A Decade of the International Space Station

The Space Shuttle Endeavour safely landed at Edwards yesterday, which celebrated a decade of continuous operation last week.

The Space Shuttle Endeavour safely landed at Edwards yesterday, completing a highly successful 16-day mission to the International Space Station (ISS), which celebrated a decade of continuous operation last week. It’s common in my business of planetary science to complain about the ISS, how it sucks up money that should be used for scientific exploration, and numerous other sins. Today, I write of its benefits and how it is relevant to our expansion into the Solar System.

The idea of a space station is very old; Wernher von Braun made it one of the first pieces of a broadly based transport system in space in his original Collier’s articles. In its original incarnation, a manned space station would do many jobs – Earth observation, including weather forecasting, communications relay, astronomy, a servicing port for trips beyond low Earth orbit. In fact, almost all of these tasks came to pass, but not at ISS. We watch and monitor the Earth with robotic spacecraft. An unmanned communications satellite (comsat) network 22,000 miles above the Earth acts as a relay network that ties the entire Earth together. The Hubble Space Telescope observes the heavens with crystal clarity. Many of the jobs von Braun envisioned for a space station are done today, but by robotic satellites, not humans at ISS.

What about the station’s role as a jumping off point for voyages beyond Earth? There hangs an interesting tale. When NASA first began thinking about lunar bases in the early 1980s, Space Station Freedom (as it was then called) served exactly that role. Station would be a transportation hub between the Moon and other destinations in cislunar space, such as geosynchronous orbit (where comsats reside). The Shuttle would deliver people and goods to the station in low Earth orbit and from there, they would journey to the Moon and beyond.

But Space Station changed. To maintain political support for the program, it morphed from Space Station Freedom into the International Space Station, with significant participation by Russia. For the Russians to be able to access station from their launch facilities in Kazakhstan, the inclination from the equator of the plane of its orbit changed from 28 degrees to 52 degrees. This new inclination enabled station to fly over 80% of the globe (good for Earth studies) but made it more difficult for Shuttle to reach (lowering the total mass Shuttle could bring up) and making the station much less attractive as a staging node for voyages beyond LEO.

These consequences were known at the time and as no future human missions were planned beyond LEO for the foreseeable future, made operational sense of a sort. Now we find ourselves with a space station, but apparently one not optimally placed to support our movement into the solar system. This is one of the many criticisms of station – that it is essentially a dead end and cannot be used as a “jumping off point” for future missions.

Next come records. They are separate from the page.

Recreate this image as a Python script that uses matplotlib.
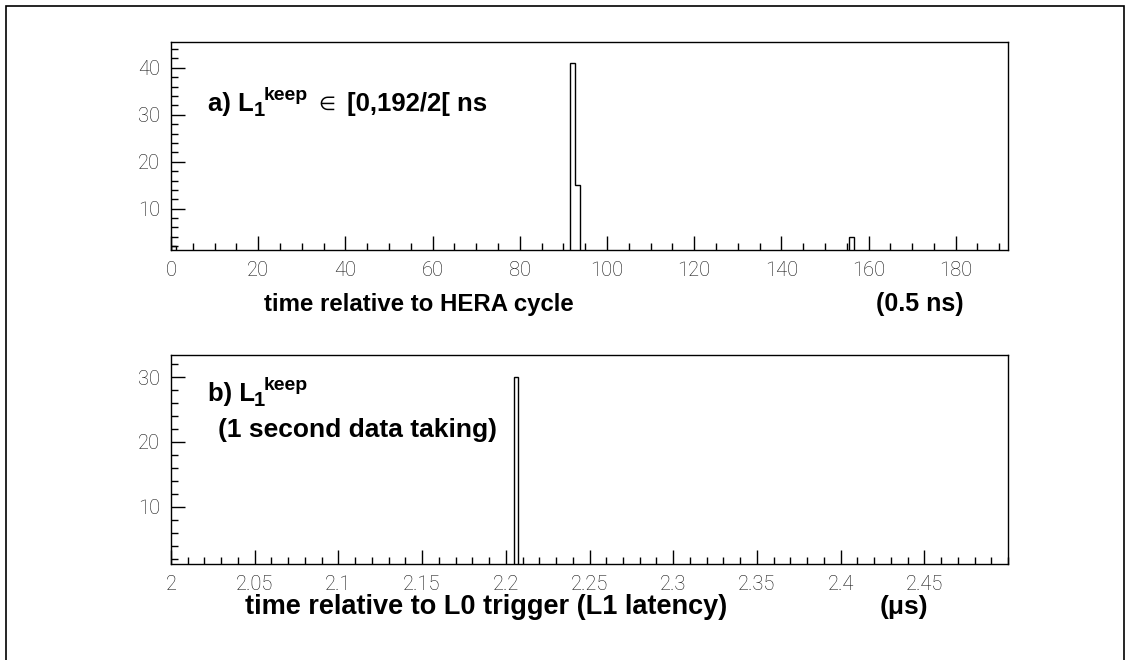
import numpy as np
import matplotlib
matplotlib.use("Agg")
import matplotlib.pyplot as plt
from matplotlib.patches import Rectangle
from matplotlib.ticker import MultipleLocator

plt.rcParams['font.family'] = ['Liberation Sans', 'DejaVu Sans']

# panel a: time relative to HERA cycle (0.5 ns units), 168 bins on [0,192[
a_nbins = 168
a_range = (0, 192)
a_filled = [0, 80, 81, 136]
a_counts = [2, 41, 15, 4]
a_xticks = [0, 20, 40, 60, 80, 100, 120, 140, 160, 180]

# panel b: time relative to L0 trigger (us), 200 bins on [2,2.5[
b_nbins = 200
b_range = (2.0, 2.5)
b_filled = [82]
b_counts = [30]
b_xticks = [2, 2.05, 2.1, 2.15, 2.2, 2.25, 2.3, 2.35, 2.4, 2.45]
b_xlabels = ['2', '2.05', '2.1', '2.15', '2.2', '2.25', '2.3', '2.35', '2.4', '2.45']

a_edges = np.linspace(a_range[0], a_range[1], a_nbins + 1)
a_vals = np.zeros(a_nbins)
a_vals[a_filled] = a_counts

b_edges = np.linspace(b_range[0], b_range[1], b_nbins + 1)
b_vals = np.zeros(b_nbins)
b_vals[b_filled] = b_counts

fig = plt.figure(figsize=(11.25, 6.6), dpi=100)

W, H = 1125.0, 660.0
def box(x0, y0, x1, y1):
    return [x0 / W, 1 - y1 / H, (x1 - x0) / W, (y1 - y0) / H]

ax1 = fig.add_axes(box(171, 42, 1008, 250))
ax2 = fig.add_axes(box(171, 355, 1008, 564))

def style(ax):
    for s in ax.spines.values():
        s.set_linewidth(1.0)
    ax.tick_params(which='both', direction='in', top=False, right=False,
                   width=1.0, colors='black', labelcolor='#111111',
                   labelsize=14.5, labelfontfamily='Roboto')
    ax.tick_params(which='major', length=10, pad=8)
    ax.tick_params(which='minor', length=5)
    for lab in ax.get_xticklabels() + ax.get_yticklabels():
        lab.set_fontweight('light')

# --- panel a
ax1.stairs(a_vals, a_edges, color='black', lw=1.0)
ax1.set_xlim(*a_range)
ax1.set_ylim(1.2, 45.5)
ax1.set_xticks(a_xticks)
ax1.xaxis.set_minor_locator(MultipleLocator(5))
ax1.set_yticks([10, 20, 30, 40])
ax1.yaxis.set_minor_locator(MultipleLocator(2))
style(ax1)

# --- panel b
ax2.stairs(b_vals, b_edges, color='black', lw=1.0)
ax2.set_xlim(*b_range)
ax2.set_ylim(1.2, 33.4)
ax2.set_xticks(b_xticks, b_xlabels)
ax2.xaxis.set_minor_locator(MultipleLocator(0.01))
ax2.set_yticks([10, 20, 30])
ax2.yaxis.set_minor_locator(MultipleLocator(2))
style(ax2)

def txt(x, y, s, size, weight='bold'):
    fig.text(x / W, 1 - y / H, s, fontsize=size, fontweight=weight,
             ha='left', va='baseline')

# panel a annotation, pieces placed so the sub/superscripts keep their size
txt(208, 111, 'a) L', 18.5)
txt(254, 116, '1', 14.5)
txt(264, 100, 'keep', 14)
txt(318, 110, '\u2208', 14, 'normal')
txt(347, 111, '[0,192/2[ ns', 18.5)
txt(264, 311, 'time relative to HERA cycle', 17.3)
txt(876, 311, '(0.5 ns)', 18)

txt(208, 401, 'b) L', 18.5)
txt(254, 406, '1', 14.5)
txt(264, 390, 'keep', 14)
txt(218, 437, '(1 second data taking)', 19)
txt(245, 614, 'time relative to L0 trigger (L1 latency)', 19.5)
txt(880, 614, '(\u03bcs)', 19)

# outer frame
fig.patches.append(Rectangle((6 / W, -0.05), (1123.5 - 6) / W, 1.05 - 6 / H,
                             transform=fig.transFigure, fill=False,
                             edgecolor='black', lw=1.2))

fig.savefig('out.png', dpi=100)
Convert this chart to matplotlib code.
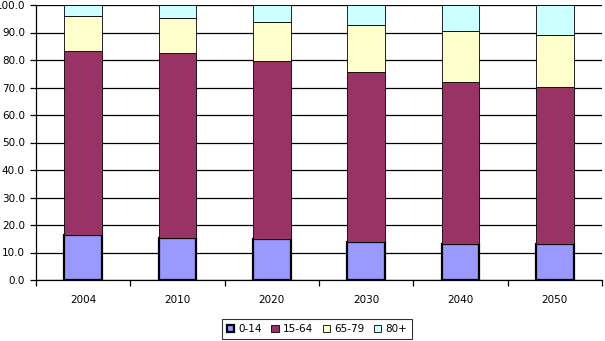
import matplotlib
matplotlib.use("Agg")
import matplotlib.pyplot as plt
import numpy as np

plt.rcParams['font.family'] = ['DejaVu Sans']

years = ["2004", "2010", "2020", "2030", "2040", "2050"]
groups = ["0-14", "15-64", "65-79", "80+"]
age_0_14 = [16.4, 15.3, 14.8, 13.8, 13.2, 13.0]
age_15_64 = [66.9, 67.2, 64.7, 61.7, 58.8, 57.2]
age_65_79 = [12.7, 12.8, 14.5, 17.3, 18.5, 18.9]
age_80p = [4.0, 4.7, 6.0, 7.2, 9.5, 10.9]
colors = ["#9999FF", "#993366", "#FFFFCC", "#CCFFFF"]

fig = plt.figure(figsize=(6.05, 3.41), dpi=100)
ax = fig.add_axes([36/605, 61/341, 566/605, 275/341])

x = np.arange(len(years))
bottom = np.zeros(len(years))
series = [age_0_14, age_15_64, age_65_79, age_80p]
for i, (vals, c) in enumerate(zip(series, colors)):
    lw = 1.6 if i == 0 else 0.6
    ax.bar(x, vals, 0.4, bottom=bottom, color=c, edgecolor="black",
           linewidth=lw, label=groups[i], zorder=3)
    bottom += np.array(vals)

ax.set_ylim(0, 100)
ax.set_xlim(-0.5, len(years) - 0.5)
ax.set_yticks(np.arange(0, 101, 10))
ax.set_yticklabels(["%.1f" % v for v in np.arange(0, 101, 10)], fontsize=7.5)
ax.yaxis.grid(True, color="black", linewidth=0.9, zorder=0)

# year labels centred, tick marks between categories
ax.set_xticks(np.arange(-0.5, len(years), 1.0))
ax.set_xticklabels([])
ax.set_xticks(x, minor=True)
ax.set_xticklabels(years, minor=True, fontsize=7.5)
ax.tick_params(axis="x", which="minor", length=0, pad=11)
ax.tick_params(axis="x", which="major", length=4, width=0.9, direction="out")
ax.tick_params(axis="y", length=4, width=0.9, pad=4)

for s in ["top", "right"]:
    ax.spines[s].set_visible(False)
ax.spines["left"].set_linewidth(0.9)
ax.spines["bottom"].set_linewidth(0.9)

leg = fig.legend(loc="center", bbox_to_anchor=(317/605, 12/341), ncol=4,
                 fontsize=7.5, frameon=True, fancybox=False, edgecolor="black",
                 handlelength=0.7, handleheight=0.7, handletextpad=0.4,
                 columnspacing=0.9, borderpad=0.45)
leg.get_frame().set_linewidth(0.8)

fig.savefig("out.png", dpi=100)
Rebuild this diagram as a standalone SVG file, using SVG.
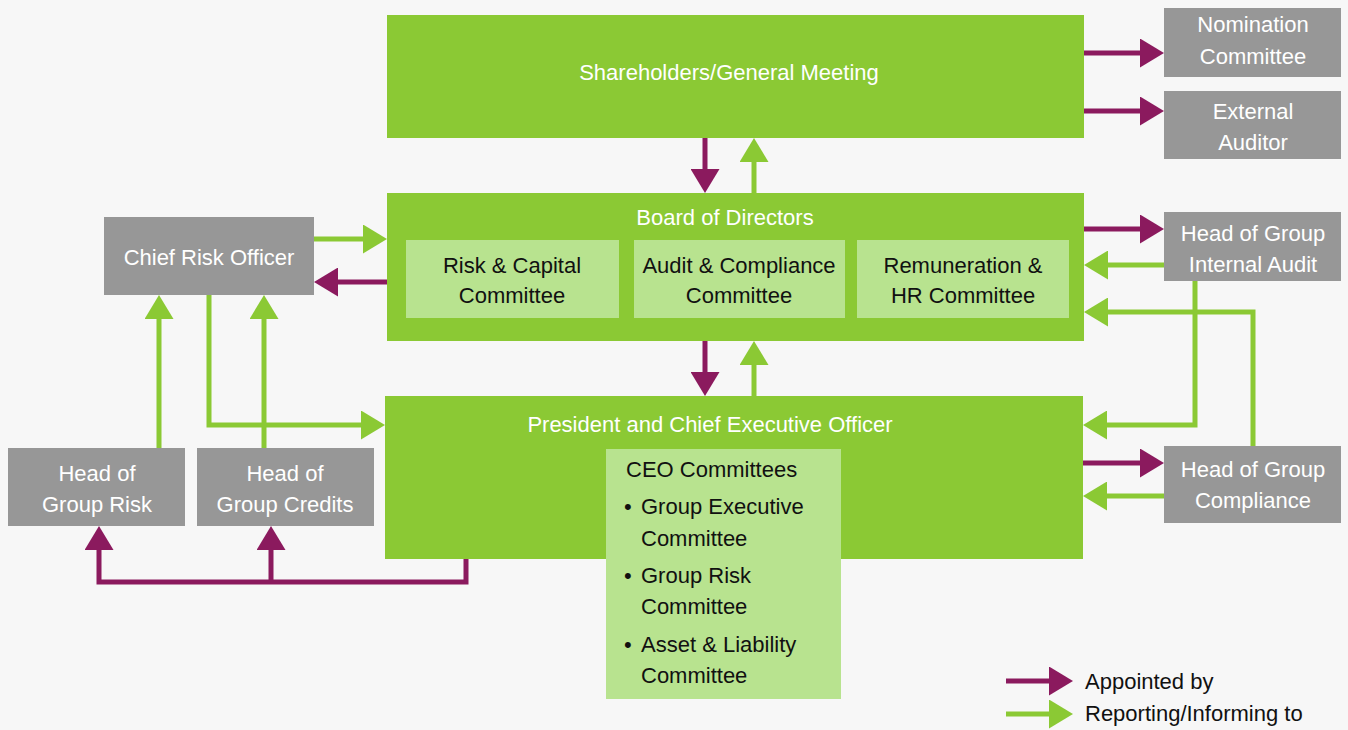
<svg xmlns="http://www.w3.org/2000/svg" width="1348" height="730" viewBox="0 0 1348 730">
  <defs>
    <style>
      text { font-family: "Liberation Sans", Arial, sans-serif; font-size: 22px; }
      .main { fill: #8BC934; }
      .sub { fill: #B8E38F; }
      .grey { fill: #979797; }
      .w { fill: #FFFFFF; text-anchor: middle; }
      .k { fill: #111111; text-anchor: middle; }
      .kl { fill: #111111; }
      .ap { fill: none; stroke: #8B1A5E; stroke-width: 5; marker-end: url(#headP); }
      .rp { fill: none; stroke: #8BC934; stroke-width: 5; marker-end: url(#headG); }
    </style>
    <marker id="headP" viewBox="0 0 24 29" refX="0" refY="14.5" markerWidth="24" markerHeight="29" markerUnits="userSpaceOnUse" orient="auto">
      <path d="M0,0 L24,14.5 L0,29 Z" fill="#8B1A5E"/>
    </marker>
    <marker id="headG" viewBox="0 0 24 29" refX="0" refY="14.5" markerWidth="24" markerHeight="29" markerUnits="userSpaceOnUse" orient="auto">
      <path d="M0,0 L24,14.5 L0,29 Z" fill="#8BC934"/>
    </marker>
  </defs>

  <rect width="1348" height="730" fill="#F7F7F7"/>

  <!-- connectors -->
  <g id="connectors">
    <!-- appointed by -->
    <path class="ap" d="M1084,53 H1140"/>
    <path class="ap" d="M1084,111 H1140"/>
    <path class="ap" d="M705,138 V169"/>
    <path class="ap" d="M1084,229 H1140"/>
    <path class="ap" d="M705,341 V372"/>
    <path class="ap" d="M387,282 H338"/>
    <path class="ap" d="M1081,463 H1140"/>
    <path class="ap" d="M466,558 V582 H99 V550"/>
    <path class="ap" d="M271,582 V550"/>
    <!-- reporting / informing to -->
    <path class="rp" d="M754,193 V162"/>
    <path class="rp" d="M754,396 V365"/>
    <path class="rp" d="M1164,265 H1108"/>
    <path class="rp" d="M1195,281 V425 H1107"/>
    <path class="rp" d="M1253,446 V312 H1108"/>
    <path class="rp" d="M1164,496 H1107"/>
    <path class="rp" d="M314,239 H363"/>
    <path class="rp" d="M209,295 V425 H361"/>
    <path class="rp" d="M159,448 V319"/>
    <path class="rp" d="M264,448 V319"/>
  </g>

  <!-- top level -->
  <g id="shareholders">
    <rect class="main" x="387" y="15" width="697" height="123"/>
    <text class="w" x="729" y="80">Shareholders/General Meeting</text>
  </g>
  <g id="nomination-committee">
    <rect class="grey" x="1164" y="8" width="177" height="69"/>
    <text class="w" x="1253" y="32">Nomination</text>
    <text class="w" x="1253" y="64">Committee</text>
  </g>
  <g id="external-auditor">
    <rect class="grey" x="1164" y="91" width="177" height="68"/>
    <text class="w" x="1253" y="119">External</text>
    <text class="w" x="1253" y="150">Auditor</text>
  </g>

  <!-- board -->
  <g id="board">
    <rect class="main" x="387" y="193" width="697" height="148"/>
    <text class="w" x="725" y="225">Board of Directors</text>
  </g>
  <g id="risk-capital-committee">
    <rect class="sub" x="406" y="240" width="213" height="78"/>
    <text class="k" x="512" y="273">Risk &amp; Capital</text>
    <text class="k" x="512" y="303">Committee</text>
  </g>
  <g id="audit-compliance-committee">
    <rect class="sub" x="634" y="240" width="211" height="78"/>
    <text class="k" x="739" y="273">Audit &amp; Compliance</text>
    <text class="k" x="739" y="303">Committee</text>
  </g>
  <g id="remuneration-hr-committee">
    <rect class="sub" x="857" y="240" width="212" height="78"/>
    <text class="k" x="963" y="273">Remuneration &amp;</text>
    <text class="k" x="963" y="303">HR Committee</text>
  </g>

  <g id="head-internal-audit">
    <rect class="grey" x="1164" y="212" width="177" height="69"/>
    <text class="w" x="1253" y="241">Head of Group</text>
    <text class="w" x="1253" y="272">Internal Audit</text>
  </g>
  <g id="chief-risk-officer">
    <rect class="grey" x="104" y="217" width="210" height="78"/>
    <text class="w" x="209" y="265">Chief Risk Officer</text>
  </g>

  <!-- executive level -->
  <g id="ceo">
    <rect class="main" x="385" y="396" width="698" height="163"/>
    <text class="w" x="710" y="432">President and Chief Executive Officer</text>
  </g>
  <g id="ceo-committees">
    <rect class="sub" x="606" y="449" width="235" height="250"/>
    <text class="kl" x="626" y="477">CEO Committees</text>
    <text class="kl" x="624" y="514">•</text>
    <text class="kl" x="641" y="514">Group Executive</text>
    <text class="kl" x="641" y="546">Committee</text>
    <text class="kl" x="624" y="583">•</text>
    <text class="kl" x="641" y="583">Group Risk</text>
    <text class="kl" x="641" y="614">Committee</text>
    <text class="kl" x="624" y="652">•</text>
    <text class="kl" x="641" y="652">Asset &amp; Liability</text>
    <text class="kl" x="641" y="683">Committee</text>
  </g>
  <g id="head-compliance">
    <rect class="grey" x="1164" y="446" width="177" height="77"/>
    <text class="w" x="1253" y="477">Head of Group</text>
    <text class="w" x="1253" y="508">Compliance</text>
  </g>
  <g id="head-group-risk">
    <rect class="grey" x="8" y="448" width="177" height="78"/>
    <text class="w" x="97" y="481">Head of</text>
    <text class="w" x="97" y="512">Group Risk</text>
  </g>
  <g id="head-group-credits">
    <rect class="grey" x="197" y="448" width="177" height="78"/>
    <text class="w" x="285" y="481">Head of</text>
    <text class="w" x="285" y="512">Group Credits</text>
  </g>

  <!-- legend -->
  <g id="legend">
    <path class="ap" d="M1006,681 H1049"/>
    <path class="rp" d="M1006,714 H1049"/>
    <text class="kl" x="1085" y="689">Appointed by</text>
    <text class="kl" x="1085" y="721">Reporting/Informing to</text>
  </g>
</svg>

But I contend that ISS is useful for future lunar and planetary exploration. For one thing, building and operating a million-pound spacecraft for over a decade has surely taught us something about spacefaring. One of the most remarkable facts about ISS is that it went from drawing board (more accurately, from computer-aided design bits) to working hardware in space, without numerous prototypes and precursors, and it worked the first time it was turned on. By any standard, that is a remarkable achievement. We have learned how to assemble and operate complex spacecraft in orbit, in many cases solving deployment problems and coaxing balky equipment into operation, as exemplified by the recent experience of Don Pettit and Mike Fincke with the renowned urine conversion machine. Assembling complex machines and making them work in space is a key skill of any spacefaring society. Building and operating ISS over the last decade has taught us much about that skill.

The station could be made even more important and relevant to future operations in space. A key requirement of routine operations in cislunar space is the ability to manage, handle and transfer rocket fuel, particularly the difficult to manage cryogenic liquid oxygen and hydrogen. We could begin to acquire real experience working with these materials at ISS – transfer a quantity of water, crack it into its component hydrogen and oxygen using solar-generated electricity on orbit, and experiment with different methods of handling, conversion and storage of these materials. None of this requires a new module, but some specialized equipment could allow us to experiment with cryogenic fuel in microgravity, mastering a skill of vital importance to future operations in space and on the Moon.

A decade of building the ISS has taught us much about real spaceflight and the experience gained will be vital to future, long duration human missions. We should take advantage of this asset to explore further the technologies and techniques we will need to create a true spacefaring infrastructure, one of von Braun’s original goals of an orbiting space station.